In the cities studied by the Civil Rights Commission, police-community relations have improved, but not enough, Doctor told the Monitor.

Shortly after the latest riot in Miami, the city's Roman Catholic archbishop, Edward A. McCarthy, called on people in southern Florida to become ''catalysts'' in reducing racism in their daily lives.

''We commit the sin of racism by neglect because we avoid involvement in issues such as housing, employment, gerrymandering of voting districts, health care, and affirmative action,'' he wrote in a 28-page pastoral letter to south Florida's Catholics. He noted that Miami's blacks have generally been ''excluded from the economic mainstream of Miami.''

Such issues are national ones, says Earl Shinhoster, Southeastern director of the National Association for the Advancement of Colored People. Complicating such challenges, he adds, is that in spite of substantial racial tolerance, ''racism is still very much alive and well.''

But even a police officer with racist feelings can act fairly ''if there's sure discipline'' in cases of inappropriate police action, says Ozell Sutton, Southeastern director of the Justice Department's Community Relations Service. The CRS tries to mediate major police-citizen disputes and other clashes.
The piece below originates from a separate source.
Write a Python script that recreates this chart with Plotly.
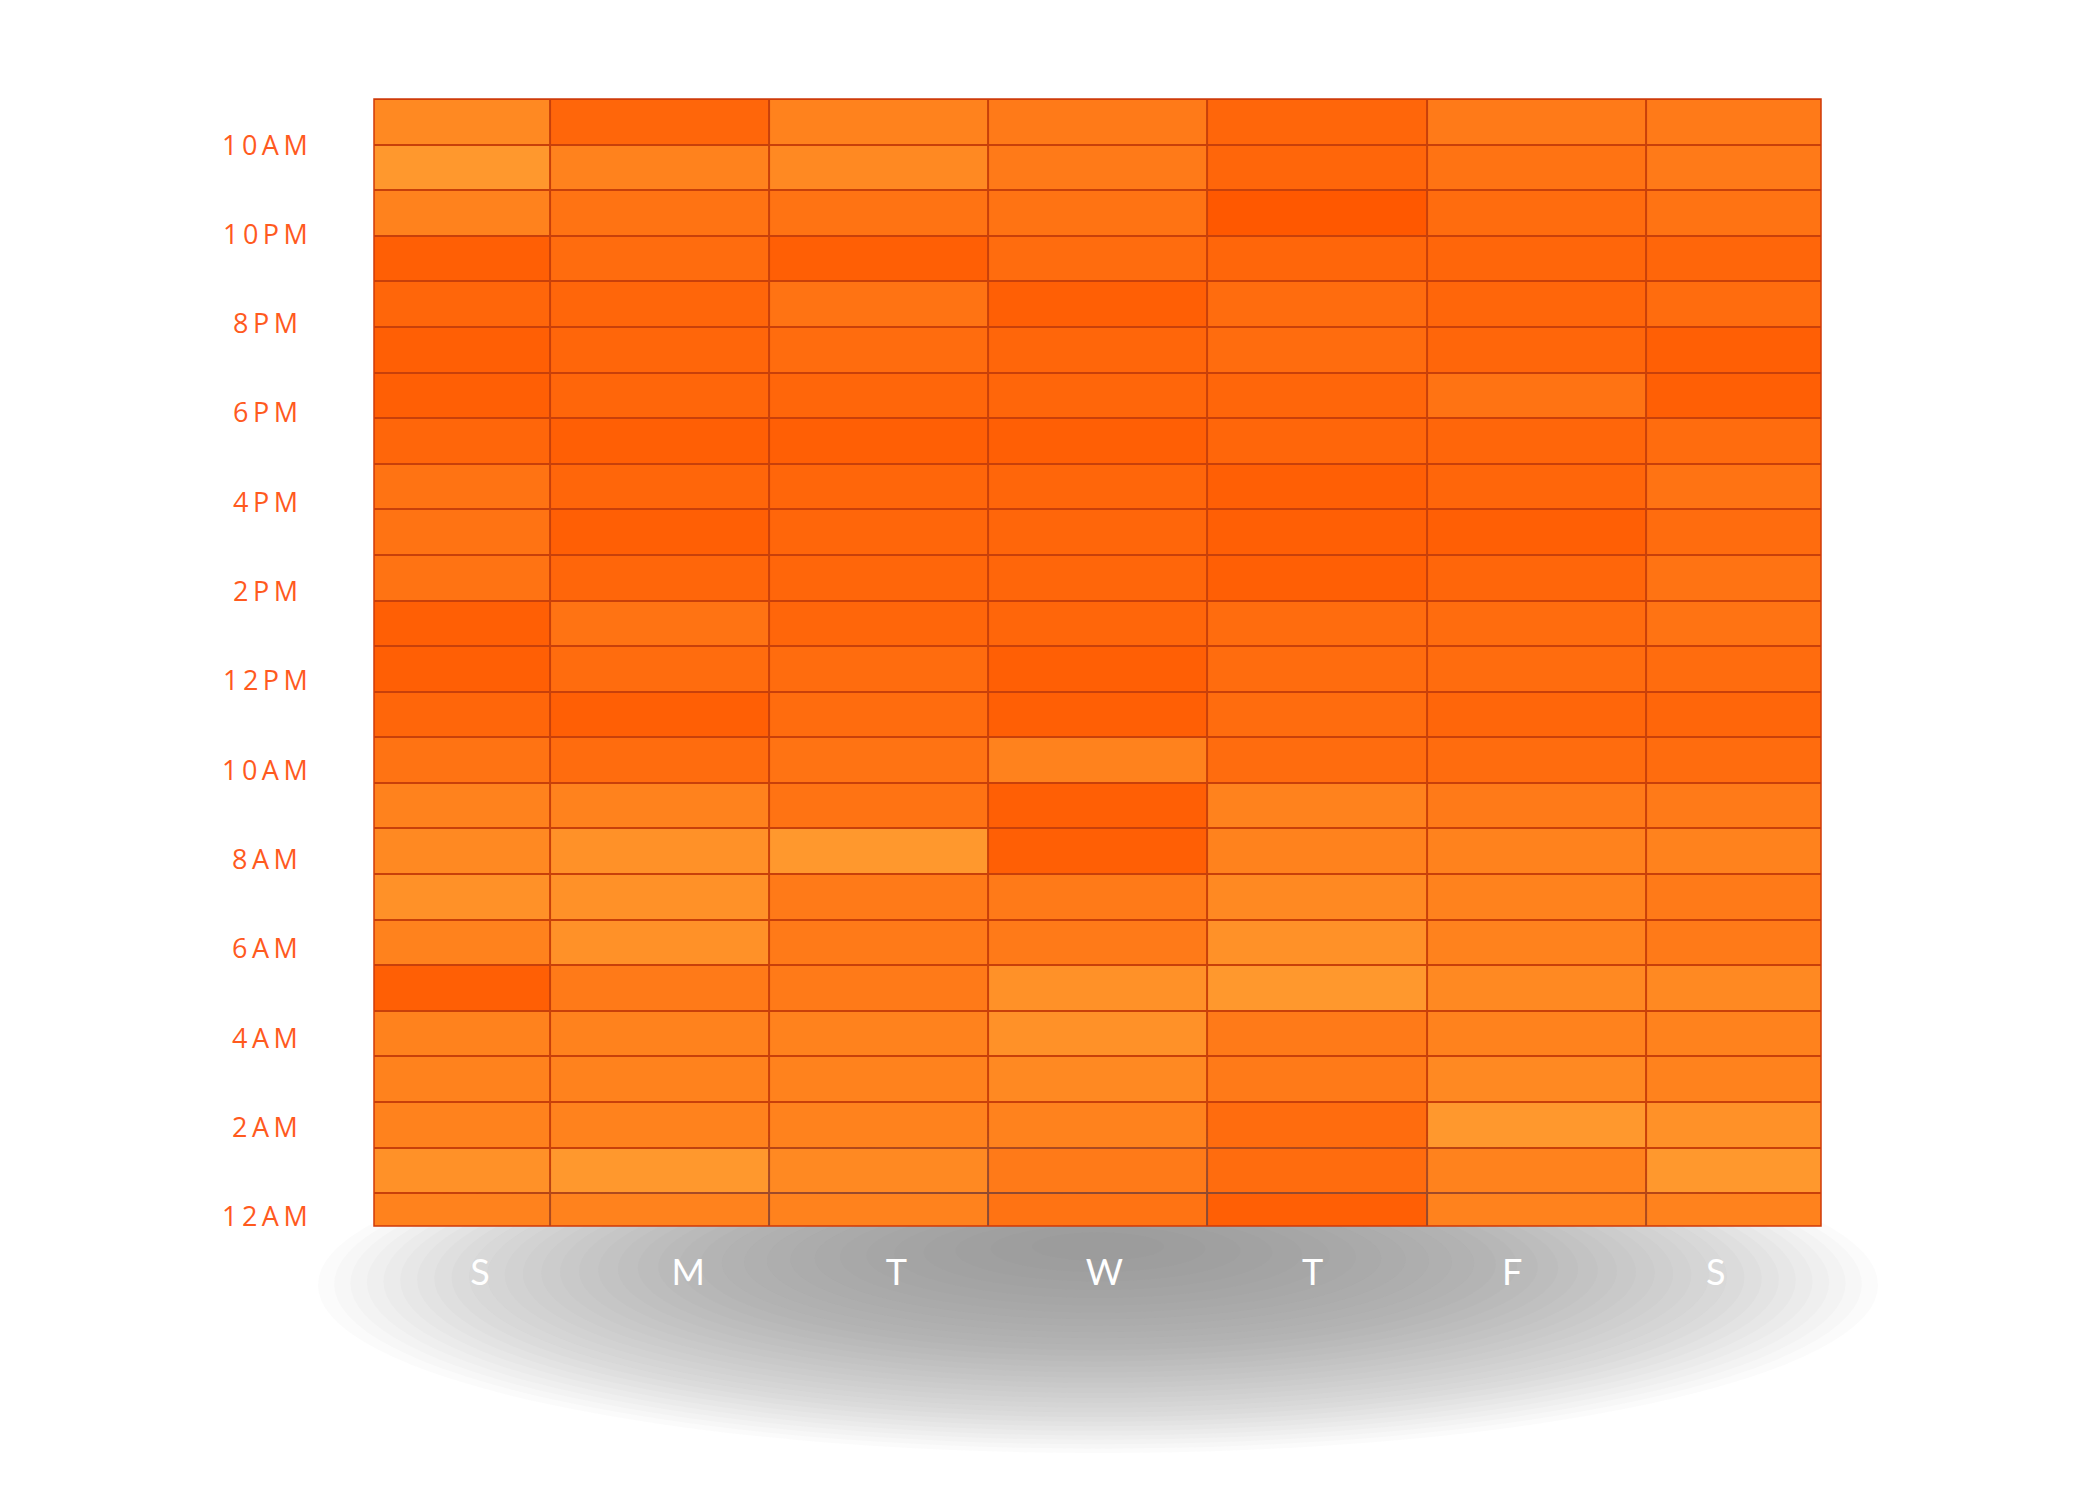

But citizen review boards, which evaluate police actions, are often a sham, he says. Other specialists say such boards often end up focusing on crime prevention plans, and usually are ineffective in disciplining officers.

The key to good discipline, he says, is the ''message'' that the person at the top of the department is watching and will not tolerate police misconduct, says Charles Napper, Atlanta's commissioner of public safety.

''Given the economic situtation in the country and other frustration, inappropriate police behavior can precipitate the kind of thing that has been going on in south Florida,'' Commissioner Napper says.